* _Goal_:
Using the listing below, output only the lines from the one that contains "Clone this chart in Plotly." through the one that contains "shapes = []", inclusive, exactly as given and without images.

* _Information given_:
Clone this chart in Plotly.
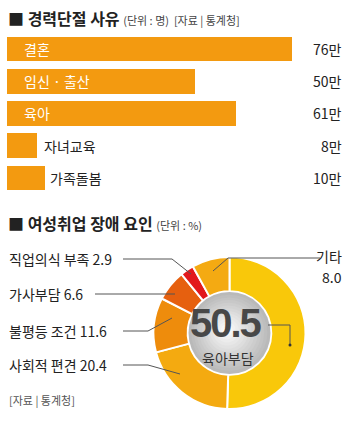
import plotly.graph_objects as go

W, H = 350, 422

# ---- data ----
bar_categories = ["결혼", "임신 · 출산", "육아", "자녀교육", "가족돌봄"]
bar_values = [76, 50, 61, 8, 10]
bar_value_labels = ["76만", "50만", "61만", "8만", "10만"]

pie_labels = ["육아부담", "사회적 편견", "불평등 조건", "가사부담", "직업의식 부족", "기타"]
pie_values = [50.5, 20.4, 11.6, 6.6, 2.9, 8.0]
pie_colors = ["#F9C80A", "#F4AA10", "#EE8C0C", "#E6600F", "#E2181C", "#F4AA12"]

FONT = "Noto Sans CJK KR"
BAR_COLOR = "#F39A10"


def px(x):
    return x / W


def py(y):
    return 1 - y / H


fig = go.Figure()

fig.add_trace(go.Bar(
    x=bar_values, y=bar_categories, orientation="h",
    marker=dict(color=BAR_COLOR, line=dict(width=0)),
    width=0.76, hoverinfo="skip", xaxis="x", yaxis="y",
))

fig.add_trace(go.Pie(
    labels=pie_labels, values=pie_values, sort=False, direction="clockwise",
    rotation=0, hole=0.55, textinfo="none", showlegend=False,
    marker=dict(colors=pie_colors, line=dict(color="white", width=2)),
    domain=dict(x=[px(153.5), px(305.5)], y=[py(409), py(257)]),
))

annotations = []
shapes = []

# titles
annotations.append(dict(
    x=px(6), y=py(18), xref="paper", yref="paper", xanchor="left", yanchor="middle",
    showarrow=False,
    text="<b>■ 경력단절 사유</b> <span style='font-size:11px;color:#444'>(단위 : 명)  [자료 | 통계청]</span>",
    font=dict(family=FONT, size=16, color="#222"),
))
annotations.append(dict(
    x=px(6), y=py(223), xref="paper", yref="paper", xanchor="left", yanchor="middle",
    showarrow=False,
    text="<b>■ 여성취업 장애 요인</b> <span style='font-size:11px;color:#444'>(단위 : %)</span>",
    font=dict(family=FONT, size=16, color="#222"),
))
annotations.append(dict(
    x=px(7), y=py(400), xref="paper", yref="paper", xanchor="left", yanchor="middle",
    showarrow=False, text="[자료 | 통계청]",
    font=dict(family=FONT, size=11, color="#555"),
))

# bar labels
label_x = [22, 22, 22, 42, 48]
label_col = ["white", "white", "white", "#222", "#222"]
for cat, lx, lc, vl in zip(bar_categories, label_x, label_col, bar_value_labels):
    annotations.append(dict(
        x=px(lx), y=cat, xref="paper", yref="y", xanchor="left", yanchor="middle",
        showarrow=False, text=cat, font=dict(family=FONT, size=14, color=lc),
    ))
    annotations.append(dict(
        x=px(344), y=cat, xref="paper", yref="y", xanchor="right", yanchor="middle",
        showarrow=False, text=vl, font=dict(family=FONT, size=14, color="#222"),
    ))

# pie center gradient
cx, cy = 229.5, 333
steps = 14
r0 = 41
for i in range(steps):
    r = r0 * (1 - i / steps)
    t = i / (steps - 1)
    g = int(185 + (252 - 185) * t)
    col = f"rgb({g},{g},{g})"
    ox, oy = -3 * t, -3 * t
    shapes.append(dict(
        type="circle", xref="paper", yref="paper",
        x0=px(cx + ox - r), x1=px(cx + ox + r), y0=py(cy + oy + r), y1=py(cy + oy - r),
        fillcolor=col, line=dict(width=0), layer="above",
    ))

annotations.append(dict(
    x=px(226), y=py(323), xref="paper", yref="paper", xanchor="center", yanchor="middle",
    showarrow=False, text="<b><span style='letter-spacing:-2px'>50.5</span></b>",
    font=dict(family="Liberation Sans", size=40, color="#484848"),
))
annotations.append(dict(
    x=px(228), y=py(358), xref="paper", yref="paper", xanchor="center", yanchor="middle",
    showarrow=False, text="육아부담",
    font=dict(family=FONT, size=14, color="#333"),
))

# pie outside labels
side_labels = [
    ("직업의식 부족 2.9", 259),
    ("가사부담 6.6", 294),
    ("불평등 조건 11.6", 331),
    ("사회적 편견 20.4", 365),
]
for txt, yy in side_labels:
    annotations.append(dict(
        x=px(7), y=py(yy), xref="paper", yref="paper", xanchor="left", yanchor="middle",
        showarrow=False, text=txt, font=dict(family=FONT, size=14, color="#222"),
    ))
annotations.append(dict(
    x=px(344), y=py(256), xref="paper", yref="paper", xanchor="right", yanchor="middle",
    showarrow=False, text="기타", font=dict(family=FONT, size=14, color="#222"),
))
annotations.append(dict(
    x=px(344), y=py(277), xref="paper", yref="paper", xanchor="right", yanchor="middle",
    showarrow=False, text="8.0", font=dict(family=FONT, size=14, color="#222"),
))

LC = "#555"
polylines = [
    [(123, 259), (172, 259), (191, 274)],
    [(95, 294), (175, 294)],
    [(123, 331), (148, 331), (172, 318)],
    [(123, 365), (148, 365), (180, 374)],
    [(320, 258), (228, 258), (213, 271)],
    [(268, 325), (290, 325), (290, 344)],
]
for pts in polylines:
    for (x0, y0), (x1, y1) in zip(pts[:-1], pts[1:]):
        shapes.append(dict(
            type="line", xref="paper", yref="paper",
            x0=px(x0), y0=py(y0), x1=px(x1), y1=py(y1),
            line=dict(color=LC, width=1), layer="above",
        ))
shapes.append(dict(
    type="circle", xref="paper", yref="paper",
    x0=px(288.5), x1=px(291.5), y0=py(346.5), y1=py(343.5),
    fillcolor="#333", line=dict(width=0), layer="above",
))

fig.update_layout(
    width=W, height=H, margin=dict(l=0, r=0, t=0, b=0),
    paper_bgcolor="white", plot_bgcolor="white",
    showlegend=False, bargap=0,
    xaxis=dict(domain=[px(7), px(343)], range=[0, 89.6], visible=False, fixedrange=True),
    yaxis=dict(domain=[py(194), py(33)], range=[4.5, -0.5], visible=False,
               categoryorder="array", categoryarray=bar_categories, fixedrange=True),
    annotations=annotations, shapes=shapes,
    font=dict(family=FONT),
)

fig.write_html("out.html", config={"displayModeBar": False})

==

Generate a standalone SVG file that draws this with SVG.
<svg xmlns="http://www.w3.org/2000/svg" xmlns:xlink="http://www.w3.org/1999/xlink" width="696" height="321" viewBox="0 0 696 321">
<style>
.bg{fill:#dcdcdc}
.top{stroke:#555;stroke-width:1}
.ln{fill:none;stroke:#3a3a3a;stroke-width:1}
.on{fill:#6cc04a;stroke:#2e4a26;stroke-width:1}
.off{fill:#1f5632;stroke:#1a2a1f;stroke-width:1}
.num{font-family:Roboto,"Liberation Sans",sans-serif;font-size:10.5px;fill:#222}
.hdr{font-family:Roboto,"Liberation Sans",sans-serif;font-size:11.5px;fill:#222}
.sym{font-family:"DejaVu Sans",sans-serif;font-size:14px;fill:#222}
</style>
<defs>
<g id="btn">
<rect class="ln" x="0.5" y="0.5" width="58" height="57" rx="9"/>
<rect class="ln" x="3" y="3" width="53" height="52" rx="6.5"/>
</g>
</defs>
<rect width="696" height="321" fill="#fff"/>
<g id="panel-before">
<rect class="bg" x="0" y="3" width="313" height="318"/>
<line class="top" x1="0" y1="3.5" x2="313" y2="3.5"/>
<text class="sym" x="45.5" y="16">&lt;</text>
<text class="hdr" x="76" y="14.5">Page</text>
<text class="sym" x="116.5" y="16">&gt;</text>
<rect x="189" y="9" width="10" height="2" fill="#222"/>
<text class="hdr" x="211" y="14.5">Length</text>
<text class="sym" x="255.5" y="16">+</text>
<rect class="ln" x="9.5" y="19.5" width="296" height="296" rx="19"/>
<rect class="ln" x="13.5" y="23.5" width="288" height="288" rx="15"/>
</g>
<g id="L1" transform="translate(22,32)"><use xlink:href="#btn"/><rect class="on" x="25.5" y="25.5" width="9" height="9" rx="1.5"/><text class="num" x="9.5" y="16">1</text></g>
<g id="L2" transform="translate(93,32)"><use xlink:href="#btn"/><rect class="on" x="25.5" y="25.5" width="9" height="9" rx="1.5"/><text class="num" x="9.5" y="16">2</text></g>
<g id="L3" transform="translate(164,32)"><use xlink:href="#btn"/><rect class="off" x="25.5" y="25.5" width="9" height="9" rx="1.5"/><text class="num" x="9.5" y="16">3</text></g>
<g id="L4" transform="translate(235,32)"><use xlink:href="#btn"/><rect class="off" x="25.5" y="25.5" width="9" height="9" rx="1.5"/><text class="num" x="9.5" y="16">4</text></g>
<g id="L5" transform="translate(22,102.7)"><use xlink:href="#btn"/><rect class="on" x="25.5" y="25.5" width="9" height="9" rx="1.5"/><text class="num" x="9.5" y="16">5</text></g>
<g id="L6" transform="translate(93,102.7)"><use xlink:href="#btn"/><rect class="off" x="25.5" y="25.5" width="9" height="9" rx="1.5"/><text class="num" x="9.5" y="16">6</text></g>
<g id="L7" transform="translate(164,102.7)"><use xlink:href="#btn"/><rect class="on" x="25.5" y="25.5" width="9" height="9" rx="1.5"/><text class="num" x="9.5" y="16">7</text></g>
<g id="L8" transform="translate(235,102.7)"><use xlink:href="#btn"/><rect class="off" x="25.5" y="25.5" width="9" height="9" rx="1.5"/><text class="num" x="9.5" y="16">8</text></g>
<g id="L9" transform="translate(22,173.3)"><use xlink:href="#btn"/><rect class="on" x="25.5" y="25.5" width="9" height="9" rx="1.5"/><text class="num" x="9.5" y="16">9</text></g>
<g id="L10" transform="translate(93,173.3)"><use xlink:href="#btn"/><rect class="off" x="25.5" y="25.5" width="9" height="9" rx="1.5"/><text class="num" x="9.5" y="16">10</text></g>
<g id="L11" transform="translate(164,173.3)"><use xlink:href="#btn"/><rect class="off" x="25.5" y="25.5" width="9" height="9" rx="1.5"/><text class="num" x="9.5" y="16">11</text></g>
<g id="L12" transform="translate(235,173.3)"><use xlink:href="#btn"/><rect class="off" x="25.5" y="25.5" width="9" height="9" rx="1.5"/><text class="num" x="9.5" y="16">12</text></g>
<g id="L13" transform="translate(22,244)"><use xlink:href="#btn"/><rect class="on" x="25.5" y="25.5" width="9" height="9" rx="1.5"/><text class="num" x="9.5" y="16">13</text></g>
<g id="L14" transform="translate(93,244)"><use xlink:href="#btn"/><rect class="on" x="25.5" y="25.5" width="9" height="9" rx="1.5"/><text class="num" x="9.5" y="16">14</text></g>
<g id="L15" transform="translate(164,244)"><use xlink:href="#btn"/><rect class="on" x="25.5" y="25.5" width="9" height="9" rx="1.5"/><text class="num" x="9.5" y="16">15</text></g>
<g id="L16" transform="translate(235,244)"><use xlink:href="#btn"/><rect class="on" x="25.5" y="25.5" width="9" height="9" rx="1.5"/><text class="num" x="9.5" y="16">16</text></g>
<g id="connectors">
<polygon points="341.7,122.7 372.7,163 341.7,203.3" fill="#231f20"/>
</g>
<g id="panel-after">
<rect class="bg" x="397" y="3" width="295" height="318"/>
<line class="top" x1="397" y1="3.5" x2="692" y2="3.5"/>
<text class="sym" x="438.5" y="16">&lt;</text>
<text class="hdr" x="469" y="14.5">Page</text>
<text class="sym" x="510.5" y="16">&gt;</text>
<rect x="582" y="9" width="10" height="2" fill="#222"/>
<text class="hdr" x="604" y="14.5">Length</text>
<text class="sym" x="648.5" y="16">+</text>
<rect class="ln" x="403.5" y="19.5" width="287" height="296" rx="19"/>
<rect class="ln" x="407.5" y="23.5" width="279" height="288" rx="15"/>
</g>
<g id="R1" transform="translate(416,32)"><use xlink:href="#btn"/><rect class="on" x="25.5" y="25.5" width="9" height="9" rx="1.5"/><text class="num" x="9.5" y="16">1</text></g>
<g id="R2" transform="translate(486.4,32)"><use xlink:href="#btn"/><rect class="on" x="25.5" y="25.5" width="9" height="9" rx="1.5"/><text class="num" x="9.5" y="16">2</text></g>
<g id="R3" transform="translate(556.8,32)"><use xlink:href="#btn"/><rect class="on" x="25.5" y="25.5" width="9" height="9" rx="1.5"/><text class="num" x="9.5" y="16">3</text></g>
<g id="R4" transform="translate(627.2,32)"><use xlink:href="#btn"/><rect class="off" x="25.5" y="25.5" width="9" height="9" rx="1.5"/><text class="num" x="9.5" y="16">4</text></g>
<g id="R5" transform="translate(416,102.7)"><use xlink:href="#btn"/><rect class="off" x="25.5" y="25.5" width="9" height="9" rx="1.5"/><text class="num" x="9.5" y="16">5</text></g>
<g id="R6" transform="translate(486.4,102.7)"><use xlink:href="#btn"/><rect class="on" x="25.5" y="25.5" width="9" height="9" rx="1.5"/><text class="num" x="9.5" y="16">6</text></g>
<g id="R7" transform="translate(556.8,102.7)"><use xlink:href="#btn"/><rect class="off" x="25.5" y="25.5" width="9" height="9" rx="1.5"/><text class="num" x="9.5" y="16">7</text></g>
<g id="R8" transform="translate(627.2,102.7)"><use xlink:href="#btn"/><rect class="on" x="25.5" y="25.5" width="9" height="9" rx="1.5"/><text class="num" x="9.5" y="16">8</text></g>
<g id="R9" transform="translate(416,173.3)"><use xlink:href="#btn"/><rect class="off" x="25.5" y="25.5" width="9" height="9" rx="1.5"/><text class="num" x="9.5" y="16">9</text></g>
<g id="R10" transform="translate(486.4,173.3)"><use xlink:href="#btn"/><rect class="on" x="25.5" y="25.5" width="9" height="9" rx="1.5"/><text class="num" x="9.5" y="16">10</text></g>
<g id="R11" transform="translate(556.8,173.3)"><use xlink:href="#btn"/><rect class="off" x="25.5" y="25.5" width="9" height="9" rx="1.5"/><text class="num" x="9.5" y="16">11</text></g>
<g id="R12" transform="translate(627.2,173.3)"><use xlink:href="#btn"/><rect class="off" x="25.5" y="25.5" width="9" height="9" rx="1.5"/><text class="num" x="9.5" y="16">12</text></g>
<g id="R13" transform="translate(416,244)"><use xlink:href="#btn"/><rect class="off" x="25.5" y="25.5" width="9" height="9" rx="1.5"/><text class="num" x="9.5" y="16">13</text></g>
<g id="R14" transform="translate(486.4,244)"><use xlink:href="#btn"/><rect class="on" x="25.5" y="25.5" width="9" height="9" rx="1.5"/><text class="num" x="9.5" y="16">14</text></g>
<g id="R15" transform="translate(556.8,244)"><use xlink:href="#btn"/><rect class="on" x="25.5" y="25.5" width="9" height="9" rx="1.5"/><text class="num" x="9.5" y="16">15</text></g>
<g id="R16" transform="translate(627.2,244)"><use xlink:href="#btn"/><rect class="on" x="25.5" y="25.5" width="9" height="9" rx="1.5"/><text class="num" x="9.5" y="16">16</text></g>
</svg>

* _Final answer_:
Clone this chart in Plotly.
import plotly.graph_objects as go

W, H = 350, 422

# ---- data ----
bar_categories = ["결혼", "임신 · 출산", "육아", "자녀교육", "가족돌봄"]
bar_values = [76, 50, 61, 8, 10]
bar_value_labels = ["76만", "50만", "61만", "8만", "10만"]

pie_labels = ["육아부담", "사회적 편견", "불평등 조건", "가사부담", "직업의식 부족", "기타"]
pie_values = [50.5, 20.4, 11.6, 6.6, 2.9, 8.0]
pie_colors = ["#F9C80A", "#F4AA10", "#EE8C0C", "#E6600F", "#E2181C", "#F4AA12"]

FONT = "Noto Sans CJK KR"
BAR_COLOR = "#F39A10"


def px(x):
    return x / W


def py(y):
    return 1 - y / H


fig = go.Figure()

fig.add_trace(go.Bar(
    x=bar_values, y=bar_categories, orientation="h",
    marker=dict(color=BAR_COLOR, line=dict(width=0)),
    width=0.76, hoverinfo="skip", xaxis="x", yaxis="y",
))

fig.add_trace(go.Pie(
    labels=pie_labels, values=pie_values, sort=False, direction="clockwise",
    rotation=0, hole=0.55, textinfo="none", showlegend=False,
    marker=dict(colors=pie_colors, line=dict(color="white", width=2)),
    domain=dict(x=[px(153.5), px(305.5)], y=[py(409), py(257)]),
))

annotations = []
shapes = []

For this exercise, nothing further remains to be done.